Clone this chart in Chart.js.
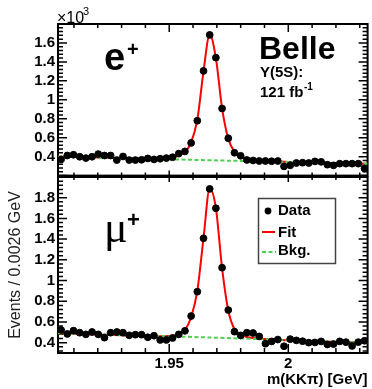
<!DOCTYPE html>
<html>
<head>
<meta charset="utf-8">
<script src="https://cdn.jsdelivr.net/npm/chart.js@4.4.0/dist/chart.umd.min.js"></script>
<style>
  body { margin: 0; background: #fff; }
  #wrap { position: relative; width: 372px; height: 389px; }
  canvas { position: absolute; left: 0; }
  #topChart { top: 0; }
  #botChart { top: 170px; }
</style>
</head>
<body>
<div id="wrap">
  <canvas id="topChart" width="372" height="180"></canvas>
  <canvas id="botChart" width="372" height="219"></canvas>
</div>
<script>
// bin centres of m(KKpi) in GeV (bin width 0.0026)
const binCenters = [
  1.9046, 1.9072, 1.9098, 1.9124, 1.9150, 1.9176, 1.9202, 1.9228, 1.9254, 1.9280,
  1.9306, 1.9332, 1.9358, 1.9384, 1.9410, 1.9436, 1.9462, 1.9488, 1.9514, 1.9540,
  1.9566, 1.9592, 1.9618, 1.9644, 1.9670, 1.9696, 1.9722, 1.9748, 1.9774, 1.9800,
  1.9826, 1.9852, 1.9878, 1.9904, 1.9930, 1.9956, 1.9982, 2.0008, 2.0034, 2.0060,
  2.0086, 2.0112, 2.0138, 2.0164, 2.0190, 2.0216, 2.0242, 2.0268, 2.0294, 2.0320
];
// events per bin, x10^3
const ePlusData = [
  0.371, 0.412, 0.420, 0.399, 0.385, 0.399, 0.427, 0.412, 0.412, 0.364,
  0.402, 0.364, 0.364, 0.367, 0.381, 0.371, 0.378, 0.385, 0.394, 0.432,
  0.455, 0.545, 0.779, 1.305, 1.685, 1.445, 0.908, 0.594, 0.441, 0.409,
  0.365, 0.360, 0.354, 0.354, 0.352, 0.354, 0.297, 0.308, 0.333, 0.336,
  0.333, 0.350, 0.345, 0.315, 0.308, 0.326, 0.326, 0.326, 0.326, 0.275
];
const muPlusData = [
  0.522, 0.484, 0.516, 0.496, 0.480, 0.503, 0.480, 0.448, 0.496, 0.503,
  0.496, 0.471, 0.477, 0.477, 0.452, 0.467, 0.426, 0.426, 0.445, 0.480,
  0.514, 0.657, 0.892, 1.408, 1.885, 1.698, 1.124, 0.715, 0.506, 0.470,
  0.496, 0.493, 0.460, 0.390, 0.412, 0.430, 0.365, 0.434, 0.422, 0.414,
  0.400, 0.402, 0.412, 0.382, 0.386, 0.412, 0.405, 0.368, 0.405, 0.418
];
// fit curves
const fitX = [1.9033, 1.93, 1.945, 1.9514, 1.954, 1.9566, 1.9592, 1.9618, 1.9644, 1.967,
              1.9696, 1.9722, 1.9748, 1.9774, 1.98, 1.9826, 1.99, 2.0333];
const ePlusFit = [0.400, 0.386, 0.378, 0.390, 0.412, 0.450, 0.550, 0.790, 1.300, 1.690,
                  1.440, 0.910, 0.590, 0.450, 0.400, 0.378, 0.356, 0.325];
const muPlusFit = [0.490, 0.472, 0.462, 0.466, 0.482, 0.522, 0.645, 0.900, 1.410, 1.890,
                   1.700, 1.120, 0.710, 0.530, 0.478, 0.455, 0.436, 0.400];
// background
const bkgX = [1.9033, 1.96, 2.0333];
const ePlusBkg = [0.400, 0.366, 0.325];
const muPlusBkg = [0.490, 0.455, 0.400];

const xMin = 1.9033, xMax = 2.0333;
const xTicks = [1.95, 2.0];
const yTicksTop = [0.4, 0.6, 0.8, 1.0, 1.2, 1.4, 1.6];
const yTicksBot = [0.4, 0.6, 0.8, 1.0, 1.2, 1.4, 1.6, 1.8];

Chart.defaults.font.family = "'Liberation Sans', Arial, sans-serif";
Chart.defaults.color = '#000';

function fmt(v) { return String(Number(Number(v).toFixed(3))); }
function points(xs, ys) { return xs.map((x, i) => ({ x: x, y: ys[i] })); }

// ROOT style frame with inward ticks
function frameTicks(lenTop, lenBottom) {
  return {
    id: 'frameTicks',
    beforeDatasetsDraw(chart) {
      const { ctx, chartArea: a, scales: { x, y } } = chart;
      ctx.save();
      ctx.strokeStyle = '#000';
      ctx.lineWidth = 1.5;
      ctx.beginPath();
      for (let i = Math.ceil(xMin / 0.01); i * 0.01 <= xMax; i++) {
        const px = x.getPixelForValue(i * 0.01);
        const major = i % 5 === 0;
        ctx.moveTo(px, a.top); ctx.lineTo(px, a.top + (major ? lenTop[0] : lenTop[1]));
        ctx.moveTo(px, a.bottom); ctx.lineTo(px, a.bottom - (major ? lenBottom[0] : lenBottom[1]));
      }
      for (let i = Math.ceil(y.min / 0.04 - 1e-6); i * 0.04 <= y.max + 1e-6; i++) {
        const py = y.getPixelForValue(i * 0.04);
        const l = i % 5 === 0 ? 9 : 5;
        ctx.moveTo(a.left, py); ctx.lineTo(a.left + l, py);
        ctx.moveTo(a.right, py); ctx.lineTo(a.right - l, py);
      }
      ctx.stroke();
      ctx.lineWidth = 2;
      ctx.strokeRect(a.left, a.top, a.right - a.left, a.bottom - a.top);
      ctx.restore();
    }
  };
}

const topText = {
  id: 'topText',
  afterDraw(chart) {
    const ctx = chart.ctx;
    ctx.save();
    ctx.fillStyle = '#000';
    ctx.textAlign = 'left';
    ctx.textBaseline = 'alphabetic';
    ctx.font = "16px 'Liberation Sans'";
    ctx.fillText('×10', 57, 23);
    ctx.font = "11px 'Liberation Sans'";
    ctx.fillText('3', 83, 15);
    ctx.font = "bold 38px 'Liberation Sans'";
    ctx.fillText('e', 104, 70);
    ctx.font = "bold 20px 'Liberation Sans'";
    ctx.fillText('+', 127, 56);
    ctx.font = "bold 32px 'Liberation Sans'";
    ctx.fillText('Belle', 259, 59);
    ctx.font = "bold 15px 'Liberation Sans'";
    ctx.fillText('Υ(5S):', 260, 77);
    ctx.fillText('121 fb', 260, 97);
    ctx.font = "bold 10px 'Liberation Sans'";
    ctx.fillText('-1', 304, 90);
    ctx.restore();
  }
};

const botText = {
  id: 'botText',
  afterDraw(chart) {
    const ctx = chart.ctx;
    ctx.save();
    ctx.fillStyle = '#000';
    ctx.textAlign = 'left';
    ctx.textBaseline = 'alphabetic';
    ctx.font = "44px 'Liberation Serif'";
    ctx.fillText('μ', 104, 72);
    ctx.font = "bold 22px 'Liberation Sans'";
    ctx.fillText('+', 127, 57);
    // legend
    ctx.fillStyle = '#fff';
    ctx.fillRect(258.5, 28.5, 77, 65);
    ctx.strokeStyle = '#444';
    ctx.lineWidth = 1.5;
    ctx.strokeRect(258.5, 28.5, 77, 65);
    ctx.fillStyle = '#000';
    ctx.beginPath();
    ctx.arc(268, 41, 3.4, 0, Math.PI * 2);
    ctx.fill();
    ctx.strokeStyle = '#ff0000';
    ctx.lineWidth = 2;
    ctx.beginPath(); ctx.moveTo(262, 62); ctx.lineTo(275, 62); ctx.stroke();
    ctx.strokeStyle = '#4fcf4f';
    ctx.setLineDash([4, 2.5]);
    ctx.beginPath(); ctx.moveTo(262, 82); ctx.lineTo(276, 82); ctx.stroke();
    ctx.setLineDash([]);
    ctx.font = "bold 15px 'Liberation Sans'";
    ctx.textBaseline = 'middle';
    ctx.fillText('Data', 278, 41);
    ctx.fillText('Fit', 278, 63);
    ctx.fillText('Bkg.', 278, 81);
    ctx.restore();
  }
};

function makePanel(id, o) {
  return new Chart(document.getElementById(id), {
    type: 'scatter',
    data: {
      datasets: [
        { label: 'Data', data: points(binCenters, o.data), backgroundColor: '#000', borderColor: '#000',
          pointRadius: 3.4, pointHoverRadius: 3.4, order: 0 },
        { label: 'Bkg.', type: 'line', data: points(bkgX, o.bkg), borderColor: '#4fcf4f', borderWidth: 2,
          borderDash: [4, 2.5], pointRadius: 0, fill: false, order: 1 },
        { label: 'Fit', type: 'line', data: points(fitX, o.fit), borderColor: '#ff0000', borderWidth: 2,
          pointRadius: 0, cubicInterpolationMode: 'monotone', fill: false, order: 2 }
      ]
    },
    options: {
      responsive: false,
      animation: false,
      events: [],
      layout: { padding: o.padding },
      plugins: { legend: { display: false }, tooltip: { enabled: false } },
      scales: {
        x: {
          type: 'linear', min: xMin, max: xMax, display: o.showX,
          grid: { display: false, drawTicks: false }, border: { display: false },
          afterBuildTicks: s => { s.ticks = xTicks.map(v => ({ value: v })); },
          afterFit: s => {
            if (o.showX) s.height = 36;
            s.paddingLeft = 0; s.paddingRight = 0;
          },
          ticks: { font: { size: 15, weight: 'bold' }, padding: 2, maxRotation: 0, autoSkip: false, callback: fmt },
          title: { display: o.showX, text: 'm(KKπ) [GeV]', align: 'end',
                   font: { size: 15, weight: 'bold' }, padding: { top: 0, bottom: 0 } }
        },
        y: {
          type: 'linear', min: o.yMin, max: o.yMax,
          grid: { display: false, drawTicks: false }, border: { display: false },
          afterBuildTicks: s => { s.ticks = o.yTicks.map(v => ({ value: v })); },
          afterFit: s => { s.width = 58; s.paddingTop = 0; s.paddingBottom = 0; },
          ticks: { font: { size: 15, weight: 'bold' }, padding: 3, autoSkip: false, callback: fmt },
          title: { display: o.yTitle, text: 'Events / 0.0026 GeV', color: '#222',
                   font: { size: 16, weight: 'normal' }, padding: { top: 6, bottom: 6 } }
        }
      }
    },
    plugins: [frameTicks(o.lenTop, o.lenBottom), o.text]
  });
}

makePanel('topChart', {
  data: ePlusData, fit: ePlusFit, bkg: ePlusBkg,
  yMin: 0.2, yMax: 1.8, yTicks: yTicksTop, showX: false, yTitle: false,
  padding: { top: 24, right: 1, bottom: 3, left: 0 },
  lenTop: [8, 4], lenBottom: [5, 3], text: topText
});

makePanel('botChart', {
  data: muPlusData, fit: muPlusFit, bkg: muPlusBkg,
  yMin: 0.3, yMax: 2.0, yTicks: yTicksBot, showX: true, yTitle: true,
  padding: { top: 7, right: 1, bottom: 0, left: 0 },
  lenTop: [5, 3], lenBottom: [9, 5], text: botText
});
</script>
</body>
</html>
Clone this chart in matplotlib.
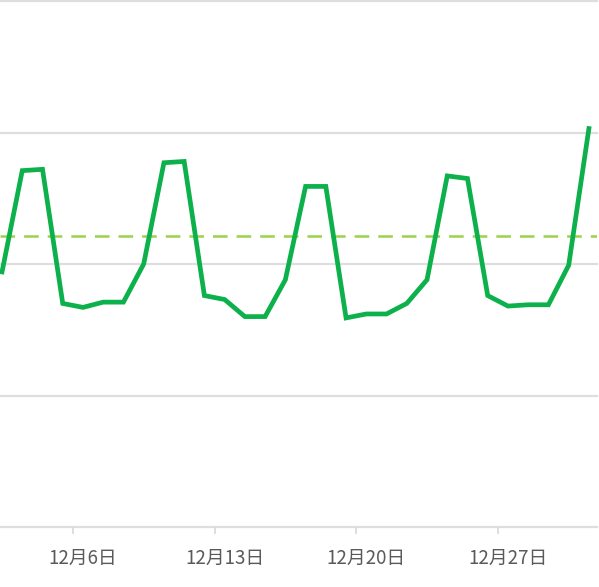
import matplotlib
matplotlib.use("Agg")
import matplotlib.pyplot as plt

plt.rcParams['font.family'] = ['Noto Sans CJK SC', 'DejaVu Sans']
plt.rcParams['lines.scale_dashes'] = False

# ====== DATA =======
days = list(range(2, 32))
values = [194, 271, 272, 170, 167, 171, 171, 200, 277, 278,
          176, 173, 160, 160, 188, 259, 259, 159, 162, 162,
          170, 188, 267, 265, 176, 168, 169, 169, 199, 303]
avg_value = 221
label_days = [6, 13, 20, 27]
tick_labels = ["12月6日", "12月13日", "12月20日", "12月27日"]
grid_values = [0, 100, 200, 300, 400]

# ====== PLOT =======
W, H = 599, 587
fig = plt.figure(figsize=(W / 100, H / 100), dpi=100)
fig.patch.set_facecolor("white")
ax = fig.add_axes([0, (H - 527) / H, 597 / W, 526 / H])
ax.set_facecolor("white")

ax.set_xlim(1.9, 31.4)
ax.set_ylim(0, 400)

for g in grid_values:
    ax.axhline(g, color="#dedede", linewidth=1.6, zorder=1, clip_on=False)

ax.axhline(avg_value, color="#9bd24a", linewidth=1.8, dashes=(10.5, 6.5), zorder=2)
ax.plot(days, values, color="#0db14b", linewidth=3.4, solid_joinstyle="miter",
        zorder=3, clip_on=True)

for s in ax.spines.values():
    s.set_visible(False)

ax.set_yticks([])
# ticks sit on category boundaries, labels on category centres
ax.set_xticks([d - 0.5 for d in label_days])
ax.set_xticklabels([])
ax.tick_params(axis="x", length=5, width=1.2, color="#d8d8d8", direction="out")
ax.set_xticks(label_days, minor=True)
ax.set_xticklabels(tick_labels, minor=True)
ax.tick_params(axis="x", which="minor", length=0, pad=15, labelsize=13.5,
               labelcolor="#5a5a5a")

fig.savefig("out.png", dpi=100)
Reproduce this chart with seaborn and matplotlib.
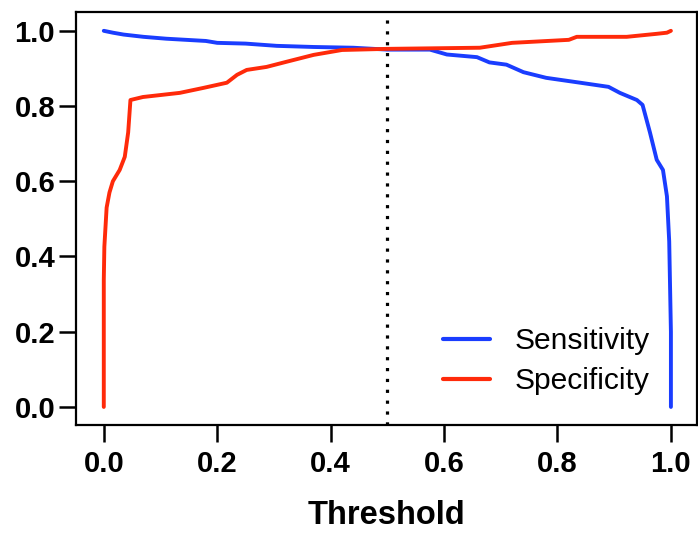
import matplotlib
matplotlib.use("Agg")
import matplotlib.pyplot as plt
import seaborn as sns
import pandas as pd
from matplotlib.ticker import FormatStrFormatter

# Data
sens_threshold = [0.0, 0.016, 0.035, 0.07, 0.11, 0.18, 0.2, 0.25, 0.305, 0.37, 0.44, 0.5,
                  0.575, 0.605, 0.658, 0.68, 0.71, 0.74, 0.78, 0.84, 0.89, 0.91, 0.94,
                  0.95, 0.963, 0.975, 0.986, 0.993, 0.997, 1.0, 1.0]
sensitivity = [1.0, 0.995, 0.99, 0.984, 0.979, 0.973, 0.968, 0.966, 0.96, 0.957, 0.955, 0.95,
               0.95, 0.937, 0.93, 0.916, 0.91, 0.89, 0.875, 0.862, 0.851, 0.835, 0.816,
               0.803, 0.73, 0.657, 0.63, 0.56, 0.44, 0.2, 0.0]

spec_threshold = [0.0, 0.0, 0.001, 0.005, 0.01, 0.016, 0.028, 0.037, 0.043, 0.047, 0.069,
                  0.134, 0.175, 0.217, 0.235, 0.252, 0.287, 0.323, 0.37, 0.42, 0.5,
                  0.663, 0.72, 0.82, 0.834, 0.922, 0.975, 0.993, 1.0]
specificity = [0.0, 0.338, 0.426, 0.53, 0.57, 0.6, 0.63, 0.665, 0.73, 0.816, 0.824,
               0.835, 0.848, 0.862, 0.883, 0.896, 0.904, 0.918, 0.936, 0.949, 0.952,
               0.955, 0.968, 0.976, 0.984, 0.984, 0.992, 0.995, 1.0]

cutoff = 0.5
tick_values = [0.0, 0.2, 0.4, 0.6, 0.8, 1.0]

df = pd.concat([
    pd.DataFrame({"Threshold": sens_threshold, "Value": sensitivity, "Metric": "Sensitivity"}),
    pd.DataFrame({"Threshold": spec_threshold, "Value": specificity, "Metric": "Specificity"}),
], ignore_index=True)

sns.set_style("ticks")
plt.rcParams["font.family"] = ["Liberation Sans", "DejaVu Sans"]
plt.rcParams["text.color"] = "black"
plt.rcParams["axes.labelcolor"] = "black"

fig = plt.figure(figsize=(6.98, 5.35), dpi=100)
ax = fig.add_axes([76 / 698, 1 - 425 / 535, (697 - 76) / 698, (425 - 12) / 535])

sns.lineplot(data=df, x="Threshold", y="Value", hue="Metric", units="Metric",
             estimator=None, sort=False,
             palette={"Sensitivity": "#1a3dff", "Specificity": "#ff2a0a"},
             linewidth=2.8, ax=ax)

ax.axvline(cutoff, color="black", linestyle=(0, (1, 2.4)), linewidth=2.3, zorder=0)

ax.set_xlim(-0.049, 1.046)
ax.set_ylim(-0.048, 1.05)
ax.set_xticks(tick_values)
ax.set_yticks(tick_values)
ax.xaxis.set_major_formatter(FormatStrFormatter("%.1f"))
ax.yaxis.set_major_formatter(FormatStrFormatter("%.1f"))

for s in ax.spines.values():
    s.set_linewidth(1.6)
    s.set_color("black")

ax.tick_params(axis="both", length=12, width=1.8, color="black",
               labelsize=21, labelcolor="black")
ax.tick_params(axis="x", pad=6)
ax.tick_params(axis="y", pad=3)
for lab in ax.get_xticklabels() + ax.get_yticklabels():
    lab.set_fontweight("bold")

ax.set_xlabel("Threshold", fontsize=23.5, fontweight="bold", labelpad=16, color="black")
ax.set_ylabel("")

handles, labels = ax.get_legend_handles_labels()
leg = ax.legend(handles, labels, loc="upper left", bbox_to_anchor=(443 / 698, 1 - 327 / 535),
                bbox_transform=fig.transFigure, frameon=False, fontsize=21.6,
                handlelength=1.57, handletextpad=0.83, labelspacing=0.4,
                borderpad=0, borderaxespad=0)
for line in leg.get_lines():
    line.set_linewidth(3.0)
for t in leg.get_texts():
    t.set_color("black")

fig.savefig("out.png", dpi=100)
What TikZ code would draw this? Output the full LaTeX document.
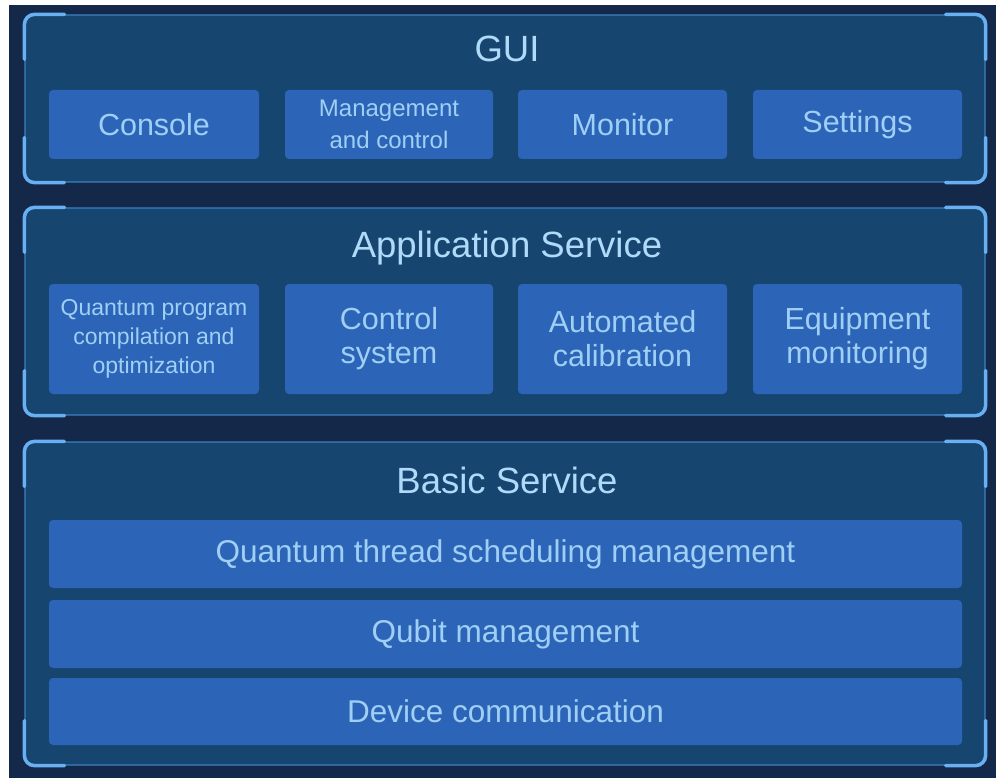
\documentclass[tikz,border=0pt]{standalone}
\usepackage{fontspec}
\setmainfont{Liberation Sans}
\usetikzlibrary{calc}
\definecolor{bgnavy}{HTML}{14294A}
\definecolor{panelfill}{HTML}{164570}
\definecolor{panelline}{HTML}{3D80C0}
\definecolor{boxfill}{HTML}{2C65B7}
\definecolor{bracketcol}{HTML}{68B0F2}
\definecolor{boxtext}{HTML}{A0CFF5}
\definecolor{titletext}{HTML}{B0DAFA}
\tikzset{
  panel/.style={draw=panelline, line width=1.2pt, fill=panelfill, rounded corners=10pt,
    minimum width=960pt, inner sep=0pt},
  modbox/.style={fill=boxfill, rounded corners=4pt, inner sep=0pt, text=boxtext,
    align=center, font=\fontsize{30.5}{34}\selectfont},
  smalltext/.style={font=\fontsize{23}{29}\selectfont},
  midtext/.style={font=\fontsize{24}{32}\selectfont},
  bartext/.style={font=\fontsize{31.5}{35}\selectfont},
  titletxt/.style={text=titletext, anchor=base, inner sep=0pt, font=\fontsize{36.5}{40}\selectfont},
  bracket/.style={draw=bracketcol, line width=3.5pt, rounded corners=10pt, line cap=round},
}
\newcommand{\cornerbrackets}[1]{%
  \draw[bracket] ($(#1.north west)+(0,45)$) -- (#1.north west) -- ($(#1.north west)+(40,0)$);
  \draw[bracket] ($(#1.north east)+(0,45)$) -- (#1.north east) -- ($(#1.north east)+(-40,0)$);
  \draw[bracket] ($(#1.south west)+(0,-45)$) -- (#1.south west) -- ($(#1.south west)+(40,0)$);
  \draw[bracket] ($(#1.south east)+(0,-45)$) -- (#1.south east) -- ($(#1.south east)+(-40,0)$);
}
\begin{document}
\begin{tikzpicture}[x=1pt, y=-1pt]
\useasboundingbox (0,0) rectangle (996,778);
\fill[white] (0,0) rectangle (996,778);
\fill[bgnavy] (9,5) rectangle (996,778);

% panels
\node[panel, minimum height=167pt] (gui) at (505,98.5) {};
\node[panel, minimum height=207pt] (app) at (505,311.5) {};
\node[panel, minimum height=323pt] (basic) at (505,603.5) {};
\cornerbrackets{gui}
\cornerbrackets{app}
\cornerbrackets{basic}

% titles
\node[titletxt] (guititle) at (507,62) {GUI};
\node[titletxt] (apptitle) at (507,258) {Application Service};
\node[titletxt] (basictitle) at (507,493) {Basic Service};

% GUI modules
\node[modbox, minimum width=210pt, minimum height=69pt] (console) at (154,124.5) {Console};
\node[modbox, midtext, minimum width=208pt, minimum height=69pt] (mgmt) at (389,124.5) {Management\\and control};
\node[modbox, minimum width=209pt, minimum height=69pt] (monitor) at (622.5,124.5) {Monitor};
\node[modbox, minimum width=209pt, minimum height=69pt] (settings) at (857.5,124.5) {Settings};

% Application modules
\node[modbox, smalltext, minimum width=210pt, minimum height=110pt] (qpc) at (154,339) {Quantum program\\compilation and\\optimization};
\node[modbox, minimum width=208pt, minimum height=110pt] (ctrl) at (389,339) {Control\\system};
\node[modbox, minimum width=209pt, minimum height=110pt] (calib) at (622.5,339) {Automated\\calibration};
\node[modbox, minimum width=209pt, minimum height=110pt] (equip) at (857.5,339) {Equipment\\monitoring};

% Basic service bars
\node[modbox, bartext, minimum width=913pt, minimum height=68pt] (qts) at (505.5,554) {Quantum thread scheduling management};
\node[modbox, bartext, minimum width=913pt, minimum height=68pt] (qubit) at (505.5,634) {Qubit management};
\node[modbox, bartext, minimum width=913pt, minimum height=67pt] (devcom) at (505.5,711.5) {Device communication};
\end{tikzpicture}
\end{document}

┄┄┄┄┄┄┄┄┄┄

__YOUR TASK__. From the records above, copy only the lines running from the line containing "Reproduce this chart" to the line containing "from matplotlib.ticker import", both ends included. Leave the pictures out.

__SOLUTION TO THIS PROBLEM__.
Reproduce this chart with seaborn and matplotlib.
import matplotlib
matplotlib.use("Agg")
import matplotlib.pyplot as plt
import seaborn as sns
import pandas as pd
from matplotlib.ticker import FormatStrFormatter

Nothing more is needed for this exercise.